Prove the limit: \[ \lim_{n\to\infty}e^{-n}\Big({1+\frac n{1!}+\dots+\frac {n^n}{n!}}\Big)=\frac12. \]
There is a solution based on some knowledge of probability:
Let $X_1,\dots,X_n\stackrel{\mathrm{i.i.d}}\sim\mathrm{Poisson}(1)$ and $Y_n=X_1+\dots+X_n$. Then $Y_n\sim\mathrm{Poisson}(n)$, and by central limit theorem we have \[ \mathbb P(Y_n\leqslant n)=e^{-n}\sum_{k=0}^n \frac{n^k}{k!}\to\frac{1}{\sqrt{2\pi}}\int_{-\infty}^0 e^{-\frac12x^2}\, dx=\frac12. \]
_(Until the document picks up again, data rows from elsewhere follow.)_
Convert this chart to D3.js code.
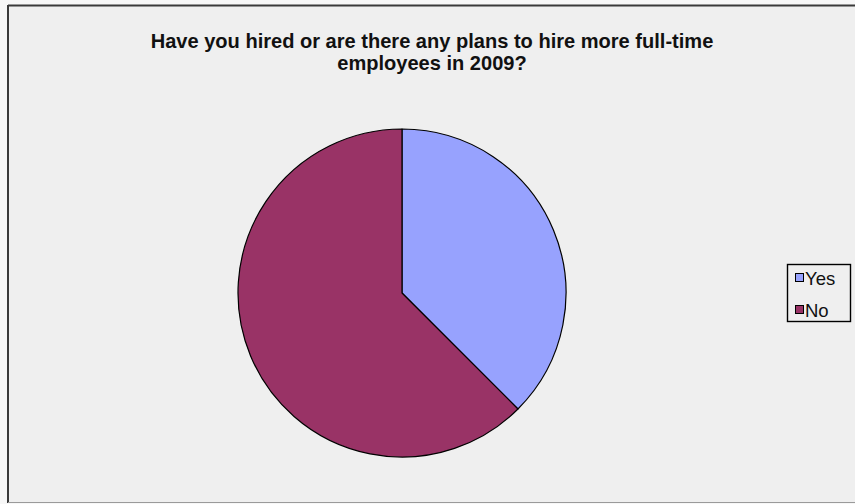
<!DOCTYPE html>
<html>
<head>
<meta charset="utf-8">
<script src="https://cdn.jsdelivr.net/npm/d3@7"></script>
<style>
  html, body { margin: 0; padding: 0; background: #f7f7f7; }
  svg { display: block; }
</style>
</head>
<body>
<svg id="chart" width="855" height="504"></svg>
<script>
// Survey answers and their shares of respondents (%)
const categories = ["Yes", "No"];
const shares = [37.5, 62.5];
const colors = ["#97a2fe", "#993366"];
const titleLines = [
  "Have you hired or are there any plans to hire more full-time",
  "employees in 2009?"
];

const svg = d3.select("#chart");
const W = 855, H = 504;
const fontFamily = "Tahoma, 'Liberation Sans', Arial, sans-serif";

// Chart area frame
svg.append("rect")
  .attr("x", 8).attr("y", 5)
  .attr("width", W + 10).attr("height", 497)
  .attr("fill", "#efefef")
  .attr("stroke", "none");
svg.append("line").attr("x1", 8).attr("x2", W).attr("y1", 5.5).attr("y2", 5.5)
  .attr("stroke", "#3a3a3a").attr("stroke-width", 2);
svg.append("line").attr("x1", 8).attr("x2", 8).attr("y1", 5).attr("y2", 503)
  .attr("stroke", "#3a3a3a").attr("stroke-width", 2);
svg.append("line").attr("x1", 8).attr("x2", W).attr("y1", 502.5).attr("y2", 502.5)
  .attr("stroke", "#9a9a9a").attr("stroke-width", 1);

// Title: sized so the first line spans the header width
const titleWidth = 563;
const title = svg.append("text")
  .attr("text-anchor", "middle")
  .attr("font-family", fontFamily)
  .attr("font-weight", "bold")
  .attr("font-size", 16)
  .attr("fill", "#111");
const spans = titleLines.map((t, i) =>
  title.append("tspan")
    .attr("x", 432)
    .attr("y", 48 + i * 22)
    .text(t)
);
const measured = spans[0].node().getComputedTextLength();
title.attr("font-size", 16 * titleWidth / measured);

// Pie
const cx = 402, cy = 293, r = 164;
const pie = d3.pie().sort(null).value(d => d.value);
const arc = d3.arc().innerRadius(0).outerRadius(r);
const data = categories.map((c, i) => ({ name: c, value: shares[i], color: colors[i] }));

svg.append("g")
  .attr("transform", `translate(${cx},${cy})`)
  .selectAll("path")
  .data(pie(data))
  .join("path")
  .attr("d", arc)
  .attr("fill", d => d.data.color)
  .attr("stroke", "#000")
  .attr("stroke-width", 1.2)
  .attr("stroke-linejoin", "round");

// Legend
const legend = svg.append("g");
legend.append("rect")
  .attr("x", 787.5).attr("y", 264.5)
  .attr("width", 63).attr("height", 57)
  .attr("fill", "#efefef")
  .attr("stroke", "#000").attr("stroke-width", 1.4);

const rowY = d3.scalePoint().domain(categories).range([278, 310]);
const items = legend.selectAll("g.item")
  .data(data)
  .join("g")
  .attr("class", "item")
  .attr("transform", d => `translate(0,${rowY(d.name)})`);
items.append("rect")
  .attr("x", 795.5).attr("y", -4.5)
  .attr("width", 8).attr("height", 8)
  .attr("fill", d => d.color)
  .attr("stroke", "#000").attr("stroke-width", 1);
items.append("text")
  .attr("x", 805)
  .attr("y", 7)
  .attr("font-family", fontFamily)
  .attr("font-size", 18.5)
  .attr("fill", "#111")
  .text(d => d.name);
</script>
</body>
</html>
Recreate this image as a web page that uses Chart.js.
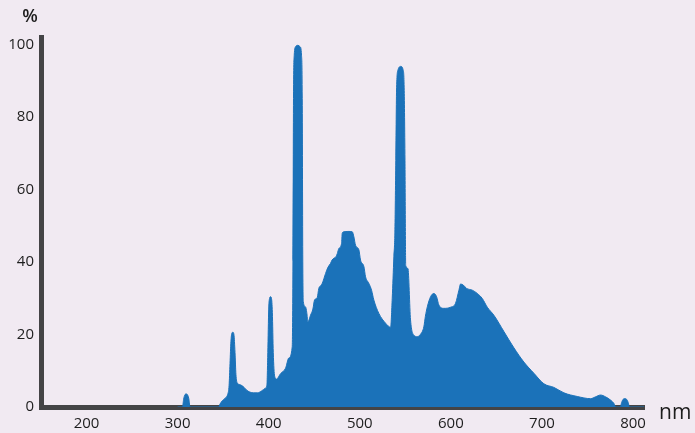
<!DOCTYPE html>
<html>
<head>
<meta charset="utf-8">
<script src="https://cdn.jsdelivr.net/npm/chart.js@4.4.1/dist/chart.umd.min.js"></script>
<style>
  html, body { margin: 0; padding: 0; background: #f1eaf2; }
  #wrap { width: 695px; height: 433px; position: relative; }
</style>
</head>
<body>
<div id="wrap"><canvas id="c" width="695" height="433"></canvas></div>
<script>
// Wavelength (nm) of each sample
const wavelengths = [
  300, 305.4, 306.5, 308, 309.5, 311, 312.5, 313.5,
  345, 346.5, 349, 352.5, 355, 356.5, 357.5, 358.5, 359.5, 360.6, 361.8, 363, 364, 365.5,
  368, 370.5, 373, 376, 378.5, 383, 387.5, 392, 396.5, 398, 399, 400, 401, 402, 403, 404, 405, 406.5,
  408.6, 413, 418.5, 422, 425.8, 426.6, 427.2, 428, 429.5, 432, 434.5, 436, 436.8, 437.4, 438,
  440.4, 441.8, 443, 445.9, 448.5, 450.3, 453.3, 455, 457, 458.8, 462.4, 465, 467.9, 469.5,
  471.5, 474, 475.3, 477, 480, 480.7, 482.5, 487, 491.7, 493.5, 495.3, 499, 500.8, 504.5,
  506.3, 509.9, 512.9, 515.4, 520.9, 528.3, 533.8, 535.6, 537.4, 538.5, 539.5, 540.4, 542,
  545.1, 547.5, 548.7, 549.6, 550.4, 552.8, 555.7, 559.4, 563.1, 566.5, 570.3, 572, 574.1,
  577.7, 581.3, 584.3, 586.8, 592.3, 599.6, 605.1, 608.8, 610.6, 613.6, 617.2, 623.5, 629,
  634.5, 640, 647.2, 658.2, 669.2, 680.1, 691.1, 702.1, 713.1, 724.1, 738.7, 753.4, 758.8,
  764.3, 769.8, 775.3, 778.9, 781, 786, 787.4, 789, 791, 793, 794.7, 796, 812
];
// Relative intensity (%)
const intensity = [
  0, 0, 2, 3.4, 3.6, 3.3, 2, 0,
  0, 0.8, 1.7, 2.5, 3.5, 6, 12, 18, 20.3, 20.6, 20, 15, 9, 6.6,
  6.2, 5.9, 5.4, 4.6, 4.2, 3.9, 3.9, 4.4, 5.2, 6, 15, 27, 30, 30.4, 30, 26, 15, 8.5,
  7.7, 9.2, 10.7, 13.5, 16.6, 40, 85, 97, 99.3, 99.7, 99.3, 97, 85, 40, 29,
  27.6, 26, 23.5, 25.3, 27, 29.5, 30.2, 32.7, 33.4, 34.1, 36.8, 38.5, 39.6, 40.5,
  41, 41.5, 42.3, 43.7, 45.1, 47.9, 48.3, 48.4, 48.3, 46.9, 44.6, 43.3, 40.5, 38.7,
  35.9, 34.1, 32.2, 29.5, 25.8, 23.1, 22, 30, 41.4, 48, 68, 88, 93,
  93.9, 93, 88, 68, 39, 38.2, 24, 19.8, 19.4, 20, 22.1, 25, 27.6,
  30.4, 31.3, 30.4, 28.1, 27.2, 27.5, 28.6, 32.2, 33.9, 33.6, 32.7, 32.2, 31.3,
  29.9, 27.5, 25.3, 20.8, 16.3, 12.4, 9.3, 6.4, 5.4, 3.9, 2.9, 2.3, 2.8,
  3.3, 2.8, 1.9, 1, 0, 0, 1.2, 2.1, 2.3, 2.1, 1.2, 0, 0
];
const xTickValues = [200, 300, 400, 500, 600, 700, 800];
const yTickValues = [0, 20, 40, 60, 80, 100];
const xUnit = 'nm';
const yUnit = '%';

const points = wavelengths.map((w, i) => ({ x: w, y: intensity[i] }));

const FONT = '"Open Sans", "DejaVu Sans", sans-serif';
const textColor = '#1d1d1d';
const axisColor = '#444446';
const fillColor = '#1b72b9';

const unitLabels = {
  id: 'unitLabels',
  afterDraw(chart) {
    const ctx = chart.ctx;
    ctx.save();
    ctx.fillStyle = textColor;
    ctx.textBaseline = 'middle';
    ctx.textAlign = 'center';
    ctx.font = '600 18px ' + FONT;
    ctx.fillText(yUnit, 30, 17);
    ctx.textAlign = 'left';
    ctx.font = '21px ' + FONT;
    ctx.fillText(xUnit, 659, 413);
    ctx.restore();
  }
};

new Chart(document.getElementById('c'), {
  type: 'line',
  data: {
    datasets: [{
      data: points,
      fill: 'origin',
      backgroundColor: fillColor,
      borderColor: fillColor,
      borderWidth: 1,
      pointRadius: 0,
      cubicInterpolationMode: 'monotone'
    }]
  },
  options: {
    responsive: false,
    animation: false,
    events: [],
    layout: { padding: { left: 0, right: 51, top: 37, bottom: 0 } },
    plugins: { legend: { display: false }, tooltip: { enabled: false } },
    scales: {
      x: {
        type: 'linear',
        min: 150,
        max: 812,
        z: 1,
        grid: { display: false, drawTicks: false },
        border: { display: true, color: axisColor, width: 5 },
        afterBuildTicks: s => { s.ticks = xTickValues.map(v => ({ value: v })); },
        afterFit: s => { s.height = 26; },
        ticks: { autoSkip: false, maxRotation: 0, padding: 8, color: textColor, font: { family: FONT, size: 15 } }
      },
      y: {
        type: 'linear',
        min: 0,
        max: 102,
        z: 1,
        grid: { display: false, drawTicks: false },
        border: { display: true, color: axisColor, width: 5 },
        afterBuildTicks: s => { s.ticks = yTickValues.map(v => ({ value: v })); },
        afterFit: s => { s.width = 41; },
        ticks: { autoSkip: false, padding: 7, color: textColor, font: { family: FONT, size: 15 } }
      }
    }
  },
  plugins: [unitLabels]
});
</script>
</body>
</html>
I am looking for a more direct solution, but failed to got it yet. After using Taylor expansion and Stirling's formula, I tried to prove \[ \lim_{n\to\infty}\frac1{\sqrt{2\pi n}}\Big(\frac n{n+1}+\frac{n^2}{(n+1)(n+2)}+\dots\Big)=\frac12. \] This one has not been proved successfully. It looks quite different from the original one but I am also intersted in its solution staring from it independently.